News Coverage
USDA Urges Farmers to Keep Setting Aside Land
Published July 30, 2008
WASHINGTON
Agriculture Secretary Ed Schafer is winning praise from environmental groups for deciding not to allow farmers and ranchers to withdraw their land without penalty from a popular conservation program.
Some farmers and ranchers had hoped to withdraw their land from the Conservation Reserve Program, which pays producers to set their land aside, after severe floods hit the Midwest last month. But Schafer said Tuesday that the damage to corn and soybean crops was less than originally feared.
Schafer says those who do withdraw from the program will still have to pay a penalty.
The Environmental Working Group and the Izaak Walton League of America immediately praised Schafer's decision, as did Senate Agriculture Committee Chairman Tom Harkin, an Iowa Democrat.
Alliance for Agriculture Growth and Competitiveness, a group representing beef, poultry, pork, grain and feed industries has been unsuccessfully lobbying the Agriculture Department since 2005 to allow landowners to pull out of CRP contracts without penalty.
In a letter to President Bush, the group said the U.S. is "experiencing shortages in agricultural commodities that must be addressed promptly.
"There is no switch to be flipped that will result in immediate increased food production, but the United States needs more tillable farmland in production to help provide some relief to these ever burgeoning problems in 2009 and beyond," the letter said.
In May, Schafer said the federal government would open millions of acres of Conservation Reserve Program to haying and grazing after birds have finished nesting on grasslands this summer.
CRP, which started in 1985, pays landowners to idle environmentally sensitive land for conservation. Farmers are paid to plant cover such as grass on the land.
The program dolled out about $1.9 billion to landowners last year, the USDA said. It pays a nationwide average of about $50 per acre annually.

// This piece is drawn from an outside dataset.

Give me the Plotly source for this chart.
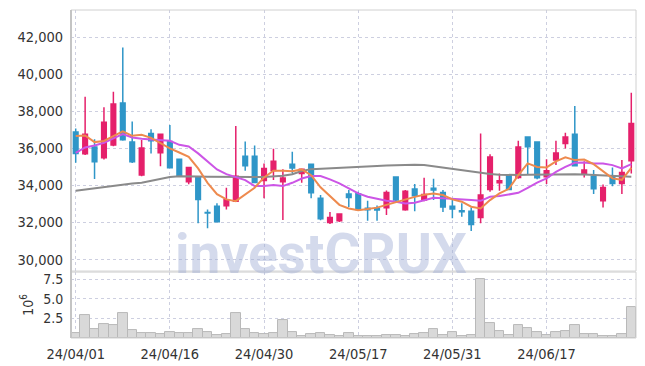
import plotly.graph_objects as go

dates = ["24/04/01", "24/04/02", "24/04/03", "24/04/04", "24/04/05", "24/04/08", "24/04/09",
         "24/04/11", "24/04/12", "24/04/15", "24/04/16", "24/04/17", "24/04/18", "24/04/19",
         "24/04/22", "24/04/23", "24/04/24", "24/04/25", "24/04/26", "24/04/29", "24/04/30",
         "24/05/02", "24/05/03", "24/05/07", "24/05/08", "24/05/09", "24/05/10", "24/05/13",
         "24/05/14", "24/05/16", "24/05/17", "24/05/20", "24/05/21", "24/05/22", "24/05/23",
         "24/05/24", "24/05/27", "24/05/28", "24/05/29", "24/05/30", "24/05/31", "24/06/03",
         "24/06/04", "24/06/05", "24/06/07", "24/06/10", "24/06/11", "24/06/12", "24/06/13",
         "24/06/14", "24/06/17", "24/06/18", "24/06/19", "24/06/20", "24/06/21", "24/06/24",
         "24/06/25", "24/06/26", "24/06/27", "24/06/28"]

opens = [36880, 35710, 36070, 35490, 36180, 38450, 36340, 34560, 36810, 35760,
         36380, 35420, 34200, 34470, 32530, 32880, 32900, 33150, 35580, 35580,
         34270, 34810, 34200, 35150, 34650, 35150, 33310, 32000, 32090, 33530,
         33550, 32760, 32770, 32790, 34450, 32680, 33800, 33210, 33850, 33620,
         32880, 32630, 32610, 32270, 33780, 34140, 34540, 34430, 36610, 36340,
         34470, 35370, 36270, 36770, 34650, 34500, 33170, 34470, 34110, 35330]
highs = [37080, 38790, 36490, 38220, 39060, 41460, 37460, 36450, 37030, 36810,
         37260, 35440, 35000, 34500, 32700, 33030, 33870, 37210, 36380, 36160,
         35190, 35980, 34870, 35820, 34920, 35160, 33480, 32570, 32470, 33750,
         33660, 33170, 32920, 33730, 34460, 33750, 34070, 34410, 34360, 33750,
         33280, 33030, 32810, 36810, 35680, 34650, 34600, 36410, 36620, 36360,
         35410, 36410, 36840, 38290, 35310, 34830, 34050, 34970, 35370, 39010]
lows = [35220, 35640, 34340, 35400, 36120, 36410, 35210, 34500, 35730, 35040,
        34930, 34460, 34060, 31950, 31680, 32000, 32700, 33100, 34790, 34140,
        33300, 34290, 32130, 34650, 34140, 33300, 32120, 31910, 32020, 32840,
        32690, 32090, 32090, 32400, 33100, 32630, 32600, 33150, 33210, 32570,
        32220, 32300, 31530, 31950, 33660, 33710, 33760, 34360, 34560, 34330,
        34070, 35100, 36000, 35050, 34430, 33530, 32810, 33960, 33530, 34650]
closes = [35730, 36760, 35280, 37420, 38400, 36470, 35280, 36020, 36410, 36760,
          34950, 34500, 34970, 33240, 32510, 32030, 33220, 34500, 35060, 34160,
          34920, 35300, 34400, 34940, 34870, 33600, 32200, 32270, 32450, 33350,
          32700, 32680, 32670, 33620, 33210, 33690, 33440, 33510, 33750, 32840,
          32720, 32580, 31890, 33480, 35530, 34250, 33780, 36070, 36090, 34410,
          34790, 35750, 36610, 35060, 34830, 33820, 33890, 34110, 34700, 37350]

ma_short = [36665, 36700, 36341, 36400, 36665, 36919, 36680, 36735, 36573, 36300,
            36000, 35780, 35546, 34919, 34141, 33530, 33244, 33152, 33514, 33871,
            34433, 34790, 34790, 34770, 34865, 34550, 33900, 33400, 32950, 32757,
            32665, 32720, 32800, 32950, 33100, 33220, 33380, 33500, 33560, 33480,
            33244, 33120, 32850, 32757, 33206, 33568, 33817, 34557, 35190, 35000,
            34973, 35300, 35514, 35368, 35400, 35150, 34780, 34379, 34300, 34950]
ma_mid = [35762, 36054, 36162, 36303, 36541, 36773, 36595, 36519, 36487, 36449,
          36411, 36195, 36100, 35730, 35276, 34865, 34611, 34433, 34287, 33963,
          33963, 34017, 33963, 34141, 34370, 34503, 34503, 34325, 34109, 33838,
          33568, 33384, 33276, 33168, 33114, 33027, 33060, 33206, 33330, 33300,
          33260, 33206, 33206, 33168, 33384, 33422, 33530, 33600, 33871, 34150,
          34379, 34735, 35006, 35222, 35240, 35190, 35190, 35098, 34919, 35152]
ma_long = [33710, 33780, 33840, 33900, 33960, 34050, 34100, 34140, 34250, 34380,
           34460, 34500, 34510, 34480, 34470, 34460, 34450, 34440, 34440, 34450,
           34460, 34470, 34520, 34600, 34780, 34880, 34900, 34910, 34930, 34950,
           34980, 35020, 35050, 35080, 35100, 35110, 35120, 35100, 35030, 34950,
           34890, 34810, 34740, 34670, 34620, 34580, 34560, 34560, 34570, 34580,
           34600, 34610, 34610, 34600, 34590, 34570, 34550, 34530, 34500, 34470]

vol_millions = [0.6, 2.9, 1.1, 1.75, 1.6, 3.15, 1.0, 0.6, 0.6, 0.5,
                0.75, 0.6, 0.6, 1.1, 0.75, 0.4, 0.5, 3.15, 1.1, 0.6,
                0.5, 0.6, 2.25, 0.75, 0.25, 0.5, 0.6, 0.4, 0.25, 0.6,
                0.25, 0.2, 0.2, 0.35, 0.35, 0.25, 0.5, 0.6, 1.1, 0.35,
                0.75, 0.25, 0.35, 7.55, 1.95, 0.85, 0.35, 1.6, 1.25, 0.75,
                0.35, 0.75, 0.85, 1.6, 0.5, 0.5, 0.25, 0.25, 0.5, 3.95]

price_ticks = [30000, 32000, 34000, 36000, 38000, 40000, 42000]
vol_ticks = [2.5, 5.0, 7.5]
vol_tick_text = ["2.5", "5.0", "7.5"]
x_ticks = dates[::10]

FONT = "DejaVu Sans Condensed, DejaVu Sans, sans-serif"
RED = "#e5206b"
BLUE = "#2f96c8"
GRID = "#cdcfe0"

fig = go.Figure()

fig.add_trace(go.Bar(
    x=dates, y=vol_millions, yaxis="y2", xaxis="x",
    marker=dict(color="#d9d9d9", line=dict(color="#b9b9b9", width=1)),
    width=1.0, showlegend=False, hoverinfo="skip"))

fig.add_trace(go.Scatter(x=dates, y=ma_long, mode="lines", yaxis="y",
                         line=dict(color="#8a8a8a", width=2), showlegend=False))
fig.add_trace(go.Scatter(x=dates, y=ma_mid, mode="lines", yaxis="y",
                         line=dict(color="#cc55e6", width=2), showlegend=False))
fig.add_trace(go.Scatter(x=dates, y=ma_short, mode="lines", yaxis="y",
                         line=dict(color="#ee8a4e", width=2), showlegend=False))

fig.add_trace(go.Candlestick(
    x=dates, open=opens, high=highs, low=lows, close=closes, yaxis="y",
    increasing=dict(line=dict(color=RED, width=1.5), fillcolor=RED),
    decreasing=dict(line=dict(color=BLUE, width=1.5), fillcolor=BLUE),
    whiskerwidth=0, showlegend=False))

# The page body has an 8px default margin, so the figure is sized to fit inside it.
fig.update_layout(
    width=637, height=358,
    margin=dict(l=63, r=9, t=2, b=28, autoexpand=False),
    paper_bgcolor="white", plot_bgcolor="white",
    font=dict(family=FONT, color="#333333", size=14.5),
    showlegend=False,
    bargap=0,
    xaxis=dict(
        type="category", categoryorder="array", categoryarray=dates,
        range=[-0.5, len(dates) - 0.5], autorange=False, anchor="y2",
        tickmode="array", tickvals=x_ticks, ticktext=x_ticks,
        showgrid=True, gridcolor=GRID, griddash="dot", gridwidth=1,
        ticks="outside", ticklen=3, tickcolor="rgba(0,0,0,0)",
        tickfont=dict(family=FONT, size=14.5, color="#333333"),
        rangeslider=dict(visible=False), showline=False, zeroline=False,
        automargin=False),
    yaxis=dict(
        domain=[0.204, 1], range=[29370, 43480], autorange=False,
        tickmode="array", tickvals=price_ticks, tickformat=",",
        showgrid=True, gridcolor=GRID, griddash="dot", gridwidth=1,
        ticks="outside", ticklen=4, tickcolor="rgba(0,0,0,0)",
        tickfont=dict(family=FONT, size=14.5, color="#333333"),
        zeroline=False, showline=False, automargin=False),
    yaxis2=dict(
        domain=[0, 0.201], range=[0, 8.45], autorange=False,
        tickmode="array", tickvals=vol_ticks, ticktext=vol_tick_text,
        showgrid=True, gridcolor=GRID, griddash="dot", gridwidth=1,
        ticks="outside", ticklen=4, tickcolor="rgba(0,0,0,0)",
        tickfont=dict(family=FONT, size=14, color="#333333"),
        title=dict(text="10<sup>6</sup>", font=dict(family=FONT, size=14, color="#333333"),
                   standoff=6),
        zeroline=False, showline=False, automargin=False),
    shapes=[
        dict(type="rect", xref="paper", yref="paper", x0=0, x1=1, y0=0.204, y1=1,
             line=dict(color="#d0d0d0", width=1)),
        dict(type="rect", xref="paper", yref="paper", x0=0, x1=1, y0=0, y1=0.201,
             line=dict(color="#d0d0d0", width=1)),
        dict(type="line", xref="paper", yref="paper", x0=0, x1=0, y0=0, y1=1,
             line=dict(color="#c4c4c4", width=2)),
    ],
    annotations=[
        dict(text="<b>investCRUX</b>", xref="paper", yref="paper", x=0.443, y=0.255,
             xanchor="center", yanchor="middle", showarrow=False,
             font=dict(family="Roboto, Liberation Sans, sans-serif", size=55,
                       color="rgba(160,172,212,0.45)")),
    ],
)

fig.write_html("out.html")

In mid-April, there were 34.6 million acres enrolled in CRP, down about 2 million from a year ago, the agency said. Contracts on another 1 million acres are set to expire this year.
The program currently is authorized at 39.2 million acres, or about 10 percent of U.S. crop land.
North Dakota has about 3 million acres enrolled in the CRP, after losing about 400,000 acres from contracts that were not renewed last year. It was the biggest exodus of acres of any state from the program.